▶ [PROBLEM REQUIREMENTS]:
Please retype the data in full and exactly; the pictures are not part of the copy.

▽

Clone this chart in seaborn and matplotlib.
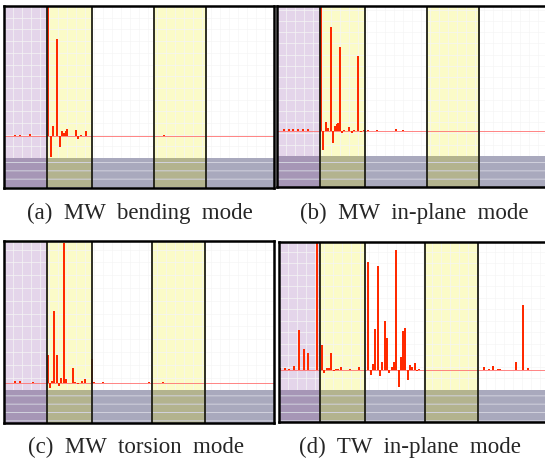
import numpy as np
import matplotlib
matplotlib.use("Agg")
import matplotlib.pyplot as plt
import seaborn as sns

# captions under each panel
captions = ["(a)  MW  bending  mode", "(b)  MW  in-plane  mode",
            "(c)  MW  torsion  mode", "(d)  TW  in-plane  mode"]

# bar positions (x units from panel left edge) and amplitudes (1 = tallest peak)
a_pos = [11, 16, 26, 44.3, 47, 48.7, 53.3, 56, 58, 60, 61.7, 63, 72, 74.3, 76.7, 81.7, 160]
a_val = [0.01, 0.01, 0.012, 1.0, -0.16, 0.08, 0.75, -0.085, 0.04, 0.02, 0.04, 0.055,
         0.045, -0.02, 0.01, 0.04, 0.008]

b_pos = [7.3, 11.7, 16.3, 21.3, 26, 30.7, 44, 46.3, 49, 50.7, 53.7, 56, 58, 59.7, 60.7,
         63, 64.7, 67, 72.3, 74.7, 76.7, 81.3, 83.7, 87.3, 91, 100, 119, 126]
b_val = [0.015, 0.015, 0.018, 0.012, 0.015, 0.015, 1.0, -0.15, 0.07, 0.02, 0.83, -0.1,
         0.04, 0.055, 0.06, 0.67, -0.015, 0.008, 0.03, -0.015, 0.005, 0.6, -0.01, 0.01,
         0.008, 0.008, 0.015, 0.004]

c_pos = [11, 16, 29, 44.3, 46, 48.3, 50.3, 52.7, 55, 57.3, 59.7, 62, 68.7, 71.3, 73.7,
         78.3, 81, 87.7, 90, 99.3, 145.3, 159.3]
c_val = [0.015, 0.015, 0.005, 0.2, -0.035, 0.017, 0.51, 0.2, -0.02, 0.04, 0.985, 0.03,
         0.11, 0.005, -0.005, 0.015, 0.03, 0.17, 0.01, 0.01, 0.008, 0.01]

d_pos = [1.3, 5.7, 10.3, 15, 19.7, 24.7, 29, 38.3,
         43, 45.3, 47.7, 50, 52.3, 54.7, 57, 59.3, 61.7, 70.7, 79.7,
         89.3, 91.7, 94, 96.3, 98.7, 101, 103.3, 105.7, 108, 110.3, 112.7, 115, 117.3,
         119.7, 122, 124.3, 126.3, 128.7, 131, 133.3, 135.7, 138, 140.3,
         205, 209.7, 214, 219, 221.3, 237.3, 244, 249]
d_val = [0.01, 0.01, 0.005, 0.025, 0.31, 0.165, 0.13, 1.0,
         0.19, -0.03, 0.015, 0.01, 0.13, -0.01, 0.008, 0.008, 0.02, 0.005, 0.02,
         0.84, -0.045, 0.045, 0.32, 0.81, -0.047, 0.057, 0.38, 0.245, -0.03, 0.023,
         0.062, 0.935, -0.135, 0.096, 0.305, 0.325, -0.08, 0.037, 0.02, 0.052, -0.01,
         0.003,
         0.02, 0.005, 0.03, 0.008, 0.005, 0.062, 0.51, 0.015]

# band edges (purple | yellow | white | yellow | white) per panel
a_edges = [0, 43, 88, 150, 202, 270]
b_edges = [0, 43, 88, 150, 202, 270]
c_edges = [0, 43, 88, 148, 201, 270]
d_edges = [0, 41, 86, 146, 199, 270]

band_cols = ["#e4d5ea", "#fbfbc8", "#ffffff", "#fbfbc8", "#ffffff"]
strip_cols = ["#a696b6", "#b3b38e", "#a9a9bd", "#b3b38e", "#a9a9bd"]

panels = [
    # data, edges, axes rect (fig fraction), ylim, strip top
    (a_pos, a_val, a_edges, [4 / 545, 275 / 463, 270 / 545, 182 / 463], (-0.4, 1.0), -0.17),
    (b_pos, b_val, b_edges, [277 / 545, 276 / 463, 270 / 545, 181 / 463], (-0.45, 1.0), -0.2),
    (c_pos, c_val, c_edges, [4 / 545, 40 / 463, 270 / 545, 182 / 463], (-0.28, 1.0), -0.05),
    (d_pos, d_val, d_edges, [279 / 545, 41 / 463, 270 / 545, 180 / 463], (-0.41, 1.0), -0.156),
]
cap_xy = [(0.257, 0.538), (0.761, 0.538), (0.25, 0.034), (0.752, 0.034)]

sns.set_style("white")
plt.rcParams["hatch.linewidth"] = 0.7

fig = plt.figure(figsize=(5.45, 4.63), dpi=100)

for (pos, val, edges, rect, ylim, strip_top), cap, (cx, cy) in zip(panels, captions, cap_xy):
    ax = fig.add_axes(rect)
    ax.set_xlim(0, 270)
    ax.set_ylim(*ylim)
    frac = (strip_top - ylim[0]) / (ylim[1] - ylim[0])

    for i in range(5):
        ax.axvspan(edges[i], edges[i + 1], color=band_cols[i], lw=0, zorder=0)
        ax.axvspan(edges[i], edges[i + 1], ymin=0, ymax=frac, facecolor=strip_cols[i],
                   edgecolor="#d2d2de", hatch="- -", lw=0, zorder=3)
    for e in edges[1:-1]:
        ax.axvline(e, color="#1e1e14", lw=1.3, zorder=4)

    ax.axhline(0, color="#ff7070", lw=0.6, zorder=1)

    step = np.diff(np.unique(pos)).min()
    sns.barplot(x=pos, y=val, native_scale=True, width=2.2 / step, color="#ff2a00",
                saturation=1, errorbar=None, linewidth=0, ax=ax, zorder=2)

    ax.set_xlim(0, 270)
    ax.set_ylim(*ylim)
    ax.set_xticks(np.arange(0, 270, 9))
    ax.set_yticks(np.arange(strip_top, ylim[1], 0.09))
    ax.grid(True, color="#f5f5f5", lw=0.5, zorder=0.5)
    ax.set_axisbelow(True)
    ax.tick_params(length=0, labelbottom=False, labelleft=False)
    ax.set_xlabel("")
    ax.set_ylabel("")
    for s in ax.spines.values():
        s.set_color("black")
        s.set_linewidth(1.8)
        s.set_zorder(5)

    fig.text(cx, cy, cap, ha="center", va="center", fontsize=16.5,
             family=["Liberation Serif", "DejaVu Serif"])

fig.savefig("out.png", dpi=100)
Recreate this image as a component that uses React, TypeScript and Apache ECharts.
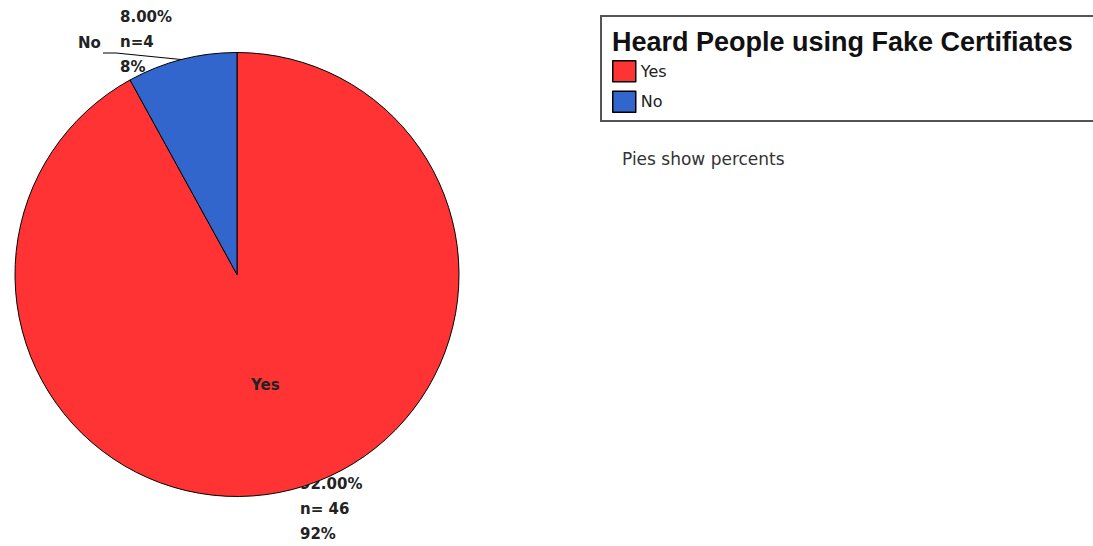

△

▶ [ANSWER BELOW]:
Clone this chart in seaborn and matplotlib.
import numpy as np
import matplotlib
matplotlib.use("Agg")
import matplotlib.pyplot as plt
import seaborn as sns

# captions under each panel
captions = ["(a)  MW  bending  mode", "(b)  MW  in-plane  mode",
            "(c)  MW  torsion  mode", "(d)  TW  in-plane  mode"]

# bar positions (x units from panel left edge) and amplitudes (1 = tallest peak)
a_pos = [11, 16, 26, 44.3, 47, 48.7, 53.3, 56, 58, 60, 61.7, 63, 72, 74.3, 76.7, 81.7, 160]
a_val = [0.01, 0.01, 0.012, 1.0, -0.16, 0.08, 0.75, -0.085, 0.04, 0.02, 0.04, 0.055,
         0.045, -0.02, 0.01, 0.04, 0.008]

b_pos = [7.3, 11.7, 16.3, 21.3, 26, 30.7, 44, 46.3, 49, 50.7, 53.7, 56, 58, 59.7, 60.7,
         63, 64.7, 67, 72.3, 74.7, 76.7, 81.3, 83.7, 87.3, 91, 100, 119, 126]
b_val = [0.015, 0.015, 0.018, 0.012, 0.015, 0.015, 1.0, -0.15, 0.07, 0.02, 0.83, -0.1,
         0.04, 0.055, 0.06, 0.67, -0.015, 0.008, 0.03, -0.015, 0.005, 0.6, -0.01, 0.01,
         0.008, 0.008, 0.015, 0.004]

c_pos = [11, 16, 29, 44.3, 46, 48.3, 50.3, 52.7, 55, 57.3, 59.7, 62, 68.7, 71.3, 73.7,
         78.3, 81, 87.7, 90, 99.3, 145.3, 159.3]
c_val = [0.015, 0.015, 0.005, 0.2, -0.035, 0.017, 0.51, 0.2, -0.02, 0.04, 0.985, 0.03,
         0.11, 0.005, -0.005, 0.015, 0.03, 0.17, 0.01, 0.01, 0.008, 0.01]

d_pos = [1.3, 5.7, 10.3, 15, 19.7, 24.7, 29, 38.3,
         43, 45.3, 47.7, 50, 52.3, 54.7, 57, 59.3, 61.7, 70.7, 79.7,
         89.3, 91.7, 94, 96.3, 98.7, 101, 103.3, 105.7, 108, 110.3, 112.7, 115, 117.3,
         119.7, 122, 124.3, 126.3, 128.7, 131, 133.3, 135.7, 138, 140.3,
         205, 209.7, 214, 219, 221.3, 237.3, 244, 249]
d_val = [0.01, 0.01, 0.005, 0.025, 0.31, 0.165, 0.13, 1.0,
         0.19, -0.03, 0.015, 0.01, 0.13, -0.01, 0.008, 0.008, 0.02, 0.005, 0.02,
         0.84, -0.045, 0.045, 0.32, 0.81, -0.047, 0.057, 0.38, 0.245, -0.03, 0.023,
         0.062, 0.935, -0.135, 0.096, 0.305, 0.325, -0.08, 0.037, 0.02, 0.052, -0.01,
         0.003,
         0.02, 0.005, 0.03, 0.008, 0.005, 0.062, 0.51, 0.015]

# band edges (purple | yellow | white | yellow | white) per panel
a_edges = [0, 43, 88, 150, 202, 270]
b_edges = [0, 43, 88, 150, 202, 270]
c_edges = [0, 43, 88, 148, 201, 270]
d_edges = [0, 41, 86, 146, 199, 270]

band_cols = ["#e4d5ea", "#fbfbc8", "#ffffff", "#fbfbc8", "#ffffff"]
strip_cols = ["#a696b6", "#b3b38e", "#a9a9bd", "#b3b38e", "#a9a9bd"]

panels = [
    # data, edges, axes rect (fig fraction), ylim, strip top
    (a_pos, a_val, a_edges, [4 / 545, 275 / 463, 270 / 545, 182 / 463], (-0.4, 1.0), -0.17),
    (b_pos, b_val, b_edges, [277 / 545, 276 / 463, 270 / 545, 181 / 463], (-0.45, 1.0), -0.2),
    (c_pos, c_val, c_edges, [4 / 545, 40 / 463, 270 / 545, 182 / 463], (-0.28, 1.0), -0.05),
    (d_pos, d_val, d_edges, [279 / 545, 41 / 463, 270 / 545, 180 / 463], (-0.41, 1.0), -0.156),
]
cap_xy = [(0.257, 0.538), (0.761, 0.538), (0.25, 0.034), (0.752, 0.034)]

sns.set_style("white")
plt.rcParams["hatch.linewidth"] = 0.7

fig = plt.figure(figsize=(5.45, 4.63), dpi=100)

for (pos, val, edges, rect, ylim, strip_top), cap, (cx, cy) in zip(panels, captions, cap_xy):
    ax = fig.add_axes(rect)
    ax.set_xlim(0, 270)
    ax.set_ylim(*ylim)
    frac = (strip_top - ylim[0]) / (ylim[1] - ylim[0])

    for i in range(5):
        ax.axvspan(edges[i], edges[i + 1], color=band_cols[i], lw=0, zorder=0)
        ax.axvspan(edges[i], edges[i + 1], ymin=0, ymax=frac, facecolor=strip_cols[i],
                   edgecolor="#d2d2de", hatch="- -", lw=0, zorder=3)
    for e in edges[1:-1]:
        ax.axvline(e, color="#1e1e14", lw=1.3, zorder=4)

    ax.axhline(0, color="#ff7070", lw=0.6, zorder=1)

    step = np.diff(np.unique(pos)).min()
    sns.barplot(x=pos, y=val, native_scale=True, width=2.2 / step, color="#ff2a00",
                saturation=1, errorbar=None, linewidth=0, ax=ax, zorder=2)

    ax.set_xlim(0, 270)
    ax.set_ylim(*ylim)
    ax.set_xticks(np.arange(0, 270, 9))
    ax.set_yticks(np.arange(strip_top, ylim[1], 0.09))
    ax.grid(True, color="#f5f5f5", lw=0.5, zorder=0.5)
    ax.set_axisbelow(True)
    ax.tick_params(length=0, labelbottom=False, labelleft=False)
    ax.set_xlabel("")
    ax.set_ylabel("")
    for s in ax.spines.values():
        s.set_color("black")
        s.set_linewidth(1.8)
        s.set_zorder(5)

    fig.text(cx, cy, cap, ha="center", va="center", fontsize=16.5,
             family=["Liberation Serif", "DejaVu Serif"])

fig.savefig("out.png", dpi=100)
Recreate this image as a component that uses React, TypeScript and Apache ECharts.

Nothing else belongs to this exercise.